Silence is Consent

If you don't speak up you accept what is happening. This site was born out of the mainstream media's inability to cover the news. I am just an American cititzen trying to spread the word in the era of FCC consolidation, post 9/11 Patriot Act hysteria, hackable voting machines and war without end. I rant and post news items I perceive to be relevant to our current situation.

All tyranny needs to gain a foothold is for people of good conscience to remain silent.
- Thomas Jefferson

Social Security is not broken and therefore does not need to be fixed

So Called Social Security Crisis (SCSSC)

Comments, questions, corrections, rebuttals are always welcome.

Monday, February 14, 2005
 
Another Veiled Attempt, "Reliable Replacement Warhead" program
Using the excuses of safety, arms reduction and it'll save you money our scientists and the Department of Defense are using the Reliable Replacement Warhead program to justify the need for nuclear testing. As this article shows, U.S. Redesigning Atomic Weapons
Worried that the nation's aging nuclear arsenal is increasingly fragile, American scientists have begun designing a new generation of nuclear arms meant to be sturdier and more reliable and to have longer lives, federal officials and private experts say.

The officials say the program could help shrink the arsenal and the high cost of its maintenance. But critics say it could needlessly resuscitate the complex of factories and laboratories that make nuclear weapons and could possibly ignite a new arms race.

[and]

But arms control advocates said the program was probably unneeded and dangerous. They said that it could start a new arms race if it revived underground testing and that its invigoration of the nuclear complex might aid the design of warheads with new military capabilities, possibly making them more tempting to use in a war.

[but]

"Our goal is to carry out this program without the need for nuclear testing," Dr. Harvey said. "But there's no guarantees in this business, and I can't prove to you that I can do that right now." Another official, speaking on the condition of anonymity because the topic is politically delicate, said that such testing would come only as a last resort and that the Bush administration's policy was to maintain the moratorium.

The program, Dr. Harvey said, should produce a wide variety of designs. The Defense Department, which is participating in the effort, will help decide which weapons will be replaced, he said.

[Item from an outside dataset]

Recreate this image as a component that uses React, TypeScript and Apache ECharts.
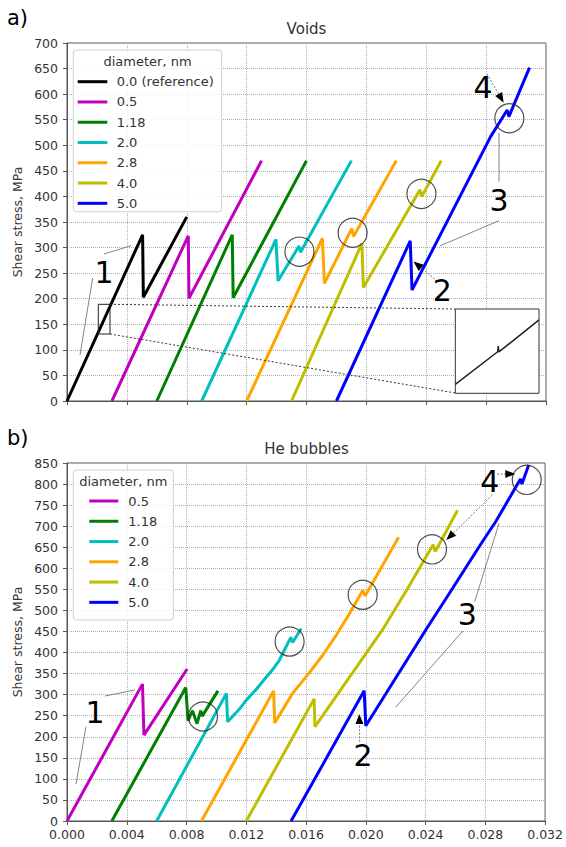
import React, { useEffect, useRef } from 'react';
import * as echarts from 'echarts';

// ---------------- data ----------------
const voidNames = ['0.0 (reference)', '0.5', '1.18', '2.0', '2.8', '4.0', '5.0'];
const voidColors = ['#000000', '#bf00bf', '#008000', '#00bfbf', '#ffa500', '#bfbf00', '#0000ff'];

const voidsRef = [[0, 0], [0.00505, 325], [0.0051, 203], [0.008, 360]];
const voids05 = [[0.003, 0], [0.0081, 323], [0.00815, 201], [0.013, 470]];
const voids118 = [[0.006, 0], [0.01104, 325], [0.0111, 202], [0.016, 470]];
const voids20 = [[0.009, 0], [0.01396, 316], [0.0141, 235], [0.0155, 303], [0.0156, 291], [0.019, 470]];
const voids28 = [[0.012, 0], [0.01706, 318], [0.0172, 230], [0.01902, 337], [0.01915, 322], [0.022, 470]];
const voids40 = [[0.015, 0], [0.0197, 308], [0.0198, 222], [0.02358, 413], [0.0237, 400], [0.025, 470]];
const voids50 = [[0.018, 0], [0.02293, 313], [0.02305, 217], [0.0283, 517], [0.02941, 569], [0.02952, 556], [0.0309, 652]];
const voidsSeries = [voidsRef, voids05, voids118, voids20, voids28, voids40, voids50];
const voidsCircles = [[0.01553, 292], [0.01908, 329], [0.02368, 405], [0.02955, 553]];

// inset: magnified piece of the reference curve
const insetData = [[0.00209, 137.2], [0.002485, 159.6], [0.00249, 163.5], [0.002497, 159.5], [0.00287, 181.5]];
const insetXRange = [0.00209, 0.00287];
const insetYRange = [131, 189];

const bubNames = ['0.5', '1.18', '2.0', '2.8', '4.0', '5.0'];
const bubColors = ['#bf00bf', '#008000', '#00bfbf', '#ffa500', '#bfbf00', '#0000ff'];
const bub05 = [[0, 0], [0.00505, 325], [0.00515, 204], [0.00804, 361]];
const bub118 = [[0.003, 0], [0.00795, 317], [0.0081, 238], [0.0084, 262], [0.0087, 231], [0.00895, 262], [0.00905, 249], [0.0101, 309]];
const bub20 = [[0.006, 0], [0.01067, 303], [0.01075, 236], [0.0115, 264], [0.012, 287], [0.0127, 314], [0.0133, 340], [0.0138, 361], [0.0142, 381], [0.01498, 436], [0.0151, 424], [0.01568, 457]];
const bub28 = [[0.009, 0], [0.01383, 309], [0.0139, 233], [0.0151, 303], [0.0162, 351], [0.0171, 393], [0.018, 440], [0.0189, 492], [0.0198, 548], [0.01995, 534], [0.0222, 674]];
const bub40 = [[0.012, 0], [0.01654, 290], [0.0166, 224], [0.0211, 453], [0.0228, 552], [0.0245, 656], [0.02465, 640], [0.02614, 738]];
const bub50 = [[0.015, 0], [0.01989, 309], [0.02, 226], [0.024, 453], [0.0258, 552], [0.0278, 663], [0.0287, 711], [0.03035, 812], [0.03045, 800], [0.0309, 845]];
const bubSeries = [bub05, bub118, bub20, bub28, bub40, bub50];
const bubCircles = [[0.0091, 248], [0.0149, 426], [0.01979, 537], [0.02443, 645], [0.03077, 810]];

// ---------------- styling helpers ----------------
const FONT = 'DejaVu Sans';
const AX = '#555';

function ln(x1: number, y1: number, x2: number, y2: number, stroke = '#666', w = 0.8, dash?: number[]) {
  return { type: 'line', z: 100, shape: { x1, y1, x2, y2 }, style: { stroke, lineWidth: w, lineDash: dash } };
}
function arrow(x1: number, y1: number, x2: number, y2: number) {
  const a = Math.atan2(y2 - y1, x2 - x1);
  const L = 10, Wd = 4;
  const bx = x2 - L * Math.cos(a), by = y2 - L * Math.sin(a);
  const px = -Math.sin(a) * Wd, py = Math.cos(a) * Wd;
  return [
    ln(x1, y1, bx, by, '#555', 0.8, [2, 1.5]),
    { type: 'polygon', z: 101, shape: { points: [[x2, y2], [bx + px, by + py], [bx - px, by - py]] }, style: { fill: '#000' } },
  ];
}
function txt(t: string, x: number, y: number, size: number, align = 'center', fill = '#000') {
  return { type: 'text', z: 100, x, y, style: { text: t, fontSize: size, fontFamily: FONT, fill, align, verticalAlign: 'middle' } };
}
function legend(box: number[], title: number[], lx1: number, lx2: number, tx: number, y0: number, names: string[], colors: string[]) {
  const els: any[] = [
    { type: 'rect', z: 90, shape: { x: box[0], y: box[1], width: box[2], height: box[3], r: 3 }, style: { fill: 'rgba(255,255,255,0.85)', stroke: '#d0d0d0', lineWidth: 1 } },
    txt('diameter, nm', title[0], title[1], 13, 'center', '#333'),
  ];
  names.forEach((n, i) => {
    const y = y0 + i * 20.27;
    els.push({ type: 'line', z: 95, shape: { x1: lx1, y1: y, x2: lx2, y2: y }, style: { stroke: colors[i], lineWidth: 3 } });
    els.push(txt(n, tx, y, 13, 'left', '#333'));
  });
  return els;
}

const xAxisBase = (gridIndex: number, labels: boolean) => ({
  gridIndex, type: 'value', min: 0, max: 0.032, interval: 0.004,
  axisLine: { show: true, lineStyle: { color: AX, width: 1 } },
  axisTick: { show: true, length: 4, lineStyle: { color: AX } },
  axisLabel: { show: labels, fontSize: 12.5, fontFamily: FONT, color: '#333', margin: 7, formatter: (v: number) => v.toFixed(3) },
  splitLine: { show: true, lineStyle: { color: '#b0b0b0', type: 'dotted', width: 1 } },
});
const yAxisBase = (gridIndex: number, max: number) => ({
  gridIndex, type: 'value', min: 0, max, interval: 50,
  axisLine: { show: true, lineStyle: { color: AX, width: 1 } },
  axisTick: { show: true, length: 4, lineStyle: { color: AX } },
  axisLabel: { fontSize: 12.5, fontFamily: FONT, color: '#333', margin: 9 },
  splitLine: { show: true, lineStyle: { color: '#b0b0b0', type: 'dotted', width: 1 } },
});

function buildOption() {
  const series: any[] = [];
  voidsSeries.forEach((d, i) => series.push({
    type: 'line', name: voidNames[i], xAxisIndex: 0, yAxisIndex: 0, data: d, showSymbol: false, z: 2,
    lineStyle: { color: voidColors[i], width: 3 }, itemStyle: { color: voidColors[i] },
  }));
  bubSeries.forEach((d, i) => series.push({
    type: 'line', name: bubNames[i], xAxisIndex: 1, yAxisIndex: 1, data: d, showSymbol: false, z: 2,
    lineStyle: { color: bubColors[i], width: 3 }, itemStyle: { color: bubColors[i] },
  }));
  const circle = (xi: number, data: number[][]) => ({
    type: 'scatter', xAxisIndex: xi, yAxisIndex: xi, data, symbol: 'circle', symbolSize: 29, z: 5,
    itemStyle: { color: 'rgba(0,0,0,0)', borderColor: '#222', borderWidth: 1.2 }, silent: true,
  });
  series.push(circle(0, voidsCircles));
  series.push(circle(1, bubCircles));
  series.push({
    type: 'line', xAxisIndex: 2, yAxisIndex: 2, data: insetData, showSymbol: false, z: 10,
    lineStyle: { color: '#222', width: 1.5 },
  });

  const graphic: any[] = [
    txt('a)', 7, 18, 21, 'left'),
    txt('b)', 7, 438, 21, 'left'),
    txt('Voids', 306.5, 29, 15, 'center', '#333'),
    txt('He bubbles', 306.5, 449, 15, 'center', '#333'),
    { type: 'text', z: 100, x: 17.5, y: 222, rotation: Math.PI / 2, style: { text: 'Shear stress, MPa', fontSize: 12.5, fontFamily: FONT, fill: '#333', align: 'center', verticalAlign: 'middle' } },
    { type: 'text', z: 100, x: 17.5, y: 642, rotation: Math.PI / 2, style: { text: 'Shear stress, MPa', fontSize: 12.5, fontFamily: FONT, fill: '#333', align: 'center', verticalAlign: 'middle' } },
    ...legend([73.3, 50, 148.4, 161.7], [147.5, 61], 77.7, 107.3, 116.7, 81.7, voidNames, voidColors),
    ...legend([73.3, 470, 100, 150], [123.3, 481.5], 89.3, 118.3, 128.3, 501, bubNames, bubColors),
    // ---- top annotations
    txt('1', 104, 272, 30),
    ln(92.7, 278, 80, 355),
    ln(104, 254, 131, 245.7),
    { type: 'rect', z: 100, shape: { x: 98.3, y: 304.3, width: 11.7, height: 29.7 }, style: { fill: 'none', stroke: '#222', lineWidth: 1 } },
    ln(110, 304.3, 455.3, 309, '#222', 0.9, [2, 2]),
    ln(110, 334, 455.3, 393, '#222', 0.9, [2, 2]),
    txt('2', 442.3, 290, 30),
    ...arrow(434.7, 279, 413.5, 261.5),
    txt('3', 499, 200, 30),
    ln(499, 181.7, 499, 133),
    ln(499, 220.7, 439.7, 246),
    txt('4', 483, 87, 30),
    ...arrow(487, 74, 503.7, 102.7),
    // ---- bottom annotations
    txt('1', 95, 712, 30),
    ln(86, 726.7, 76, 784),
    ln(105, 696, 135, 690),
    txt('2', 363, 755, 30),
    ...arrow(359.7, 741.7, 359.3, 714),
    txt('3', 467.3, 614, 30),
    ln(474.7, 601.7, 499, 523.3),
    ln(463, 630.7, 395.7, 707.3),
    txt('4', 489.7, 481, 30),
    ...arrow(492.3, 495, 446.3, 540),
    ...arrow(497, 474, 515.3, 474),
  ];

  return {
    animation: false,
    backgroundColor: '#fff',
    textStyle: { fontFamily: FONT },
    grid: [
      { left: 67, top: 43, width: 479, height: 358, show: true, borderColor: AX, borderWidth: 1, backgroundColor: 'rgba(0,0,0,0)' },
      { left: 67, top: 463, width: 479, height: 358, show: true, borderColor: AX, borderWidth: 1, backgroundColor: 'rgba(0,0,0,0)' },
      { left: 455.3, top: 309, width: 83.7, height: 84.3, show: true, borderColor: '#333', borderWidth: 1, backgroundColor: '#fff', z: 8 },
    ],
    xAxis: [
      xAxisBase(0, false),
      xAxisBase(1, true),
      { gridIndex: 2, type: 'value', min: insetXRange[0], max: insetXRange[1], show: false, splitLine: { show: false } },
    ],
    yAxis: [
      yAxisBase(0, 700),
      yAxisBase(1, 850),
      { gridIndex: 2, type: 'value', min: insetYRange[0], max: insetYRange[1], show: false, splitLine: { show: false } },
    ],
    series,
    graphic,
  };
}

export default function App() {
  const ref = useRef<HTMLDivElement>(null);
  useEffect(() => {
    const chart = echarts.init(ref.current!, null, { renderer: 'svg' });
    chart.setOption(buildOption() as any);
    return () => chart.dispose();
  }, []);
  return <div ref={ref} style={{ position: 'absolute', left: 0, top: 0, width: 566, height: 847 }} />;
}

"What we're looking at now is a long-term vision," Dr. Harvey said. "We're tying to flesh this out and understand the path we need to be on, and to work with Congress to get a consensus."

Some critics say checking the reliability of the new designs is likely to require underground testing, violating the ban and inviting other nations to do the same, thereby endangering American security.

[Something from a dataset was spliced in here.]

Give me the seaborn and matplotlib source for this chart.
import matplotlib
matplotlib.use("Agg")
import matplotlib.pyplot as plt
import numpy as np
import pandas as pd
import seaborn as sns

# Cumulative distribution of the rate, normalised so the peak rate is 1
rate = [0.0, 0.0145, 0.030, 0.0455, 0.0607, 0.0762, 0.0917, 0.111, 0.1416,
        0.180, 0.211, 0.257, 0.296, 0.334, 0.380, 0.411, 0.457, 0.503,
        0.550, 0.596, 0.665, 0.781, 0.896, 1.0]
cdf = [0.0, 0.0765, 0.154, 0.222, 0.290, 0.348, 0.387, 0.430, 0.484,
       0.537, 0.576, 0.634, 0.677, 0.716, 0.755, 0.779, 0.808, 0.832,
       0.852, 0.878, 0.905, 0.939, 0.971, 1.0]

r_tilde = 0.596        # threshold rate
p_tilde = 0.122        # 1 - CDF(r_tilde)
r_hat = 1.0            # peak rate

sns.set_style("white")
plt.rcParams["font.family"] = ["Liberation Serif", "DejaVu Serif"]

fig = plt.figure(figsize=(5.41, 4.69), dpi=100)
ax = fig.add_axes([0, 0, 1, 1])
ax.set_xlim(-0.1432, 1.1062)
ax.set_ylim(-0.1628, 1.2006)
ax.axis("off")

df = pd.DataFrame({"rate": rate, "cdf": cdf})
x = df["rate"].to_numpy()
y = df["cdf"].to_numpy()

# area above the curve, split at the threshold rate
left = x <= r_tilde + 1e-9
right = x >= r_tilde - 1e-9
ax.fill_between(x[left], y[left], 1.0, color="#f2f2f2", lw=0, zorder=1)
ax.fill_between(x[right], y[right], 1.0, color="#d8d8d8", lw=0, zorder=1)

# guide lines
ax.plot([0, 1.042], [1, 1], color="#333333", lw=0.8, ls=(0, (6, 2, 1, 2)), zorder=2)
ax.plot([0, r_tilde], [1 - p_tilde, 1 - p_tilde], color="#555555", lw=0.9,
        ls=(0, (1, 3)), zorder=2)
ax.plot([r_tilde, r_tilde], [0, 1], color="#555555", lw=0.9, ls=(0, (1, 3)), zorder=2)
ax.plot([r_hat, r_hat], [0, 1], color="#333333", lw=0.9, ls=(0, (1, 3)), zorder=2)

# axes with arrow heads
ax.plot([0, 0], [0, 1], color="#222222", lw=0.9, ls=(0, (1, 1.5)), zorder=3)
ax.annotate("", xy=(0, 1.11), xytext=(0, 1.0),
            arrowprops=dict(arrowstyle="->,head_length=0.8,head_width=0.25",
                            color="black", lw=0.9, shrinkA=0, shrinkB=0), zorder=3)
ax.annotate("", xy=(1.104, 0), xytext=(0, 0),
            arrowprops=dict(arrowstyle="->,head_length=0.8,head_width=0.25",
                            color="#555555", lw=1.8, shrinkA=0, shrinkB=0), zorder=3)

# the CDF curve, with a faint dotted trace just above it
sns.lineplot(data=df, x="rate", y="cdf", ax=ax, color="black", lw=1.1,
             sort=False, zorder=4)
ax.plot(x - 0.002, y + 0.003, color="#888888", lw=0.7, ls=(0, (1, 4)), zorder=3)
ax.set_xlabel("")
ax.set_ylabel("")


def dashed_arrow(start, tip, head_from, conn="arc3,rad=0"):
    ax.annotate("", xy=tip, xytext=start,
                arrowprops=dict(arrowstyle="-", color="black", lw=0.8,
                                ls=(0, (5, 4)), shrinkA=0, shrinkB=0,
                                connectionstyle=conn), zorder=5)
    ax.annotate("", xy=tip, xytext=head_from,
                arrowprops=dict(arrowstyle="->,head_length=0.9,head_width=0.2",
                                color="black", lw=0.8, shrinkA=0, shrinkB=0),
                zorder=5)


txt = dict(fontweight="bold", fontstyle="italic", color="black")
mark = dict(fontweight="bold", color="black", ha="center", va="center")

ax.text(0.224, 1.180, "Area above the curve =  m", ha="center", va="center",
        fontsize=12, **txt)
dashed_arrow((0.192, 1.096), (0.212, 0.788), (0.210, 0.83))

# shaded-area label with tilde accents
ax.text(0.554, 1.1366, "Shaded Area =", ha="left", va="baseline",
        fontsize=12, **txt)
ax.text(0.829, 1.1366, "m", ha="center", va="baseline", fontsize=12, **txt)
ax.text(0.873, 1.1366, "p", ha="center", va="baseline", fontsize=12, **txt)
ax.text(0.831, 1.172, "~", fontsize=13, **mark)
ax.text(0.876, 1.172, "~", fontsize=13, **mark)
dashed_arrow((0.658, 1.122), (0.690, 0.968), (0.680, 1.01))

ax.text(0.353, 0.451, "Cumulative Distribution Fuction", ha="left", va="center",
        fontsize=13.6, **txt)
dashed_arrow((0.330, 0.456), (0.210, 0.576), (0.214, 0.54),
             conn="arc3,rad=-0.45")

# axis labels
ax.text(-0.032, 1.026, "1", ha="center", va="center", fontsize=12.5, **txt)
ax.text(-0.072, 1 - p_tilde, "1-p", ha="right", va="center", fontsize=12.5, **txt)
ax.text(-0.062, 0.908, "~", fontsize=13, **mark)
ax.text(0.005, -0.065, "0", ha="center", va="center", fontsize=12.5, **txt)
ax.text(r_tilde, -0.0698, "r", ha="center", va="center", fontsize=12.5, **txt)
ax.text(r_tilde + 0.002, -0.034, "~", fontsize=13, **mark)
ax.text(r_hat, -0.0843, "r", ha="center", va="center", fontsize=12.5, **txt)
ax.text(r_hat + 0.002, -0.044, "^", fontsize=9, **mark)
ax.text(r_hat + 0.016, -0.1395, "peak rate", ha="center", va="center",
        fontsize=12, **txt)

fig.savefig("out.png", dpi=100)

Dr. P. Leonardo Mascheroni, a former Los Alamos scientist who is critical of the new program, said that it would require not only testing but also changes in delivery systems costing "trillions of dollars" because of its large, heavy warheads. Federal officials deny both assertions, saying the goal is to have new designs fit existing bombers and missiles.

Dr. Mascheroni has proposed that federal designers make lighter, robust warheads and confirm their reliability with an innovative system of tiny nuclear blasts. That would still require a revision of the test ban treaty, he said in an interview, but it would save a great deal of money and avoid the political firestorm that would probably accompany any effort to resume full-scale testing.

Robert S. Norris, a senior nuclear expert at the Natural Resources Defense Council, a private group in Washington that advocates arms control and monitors nuclear trends, said too little was known publicly about the initiative to adequately weigh its risks and benefits, and that for now it raised more questions than it answered.

"These are big decisions," Mr. Norris said. "They could backfire and come back to haunt us."
As our economy deteriorates, our ability to pay for social programs goes away and the environment continues to worsen the need for this becomes more and more apparent! Right? We can do without this right now.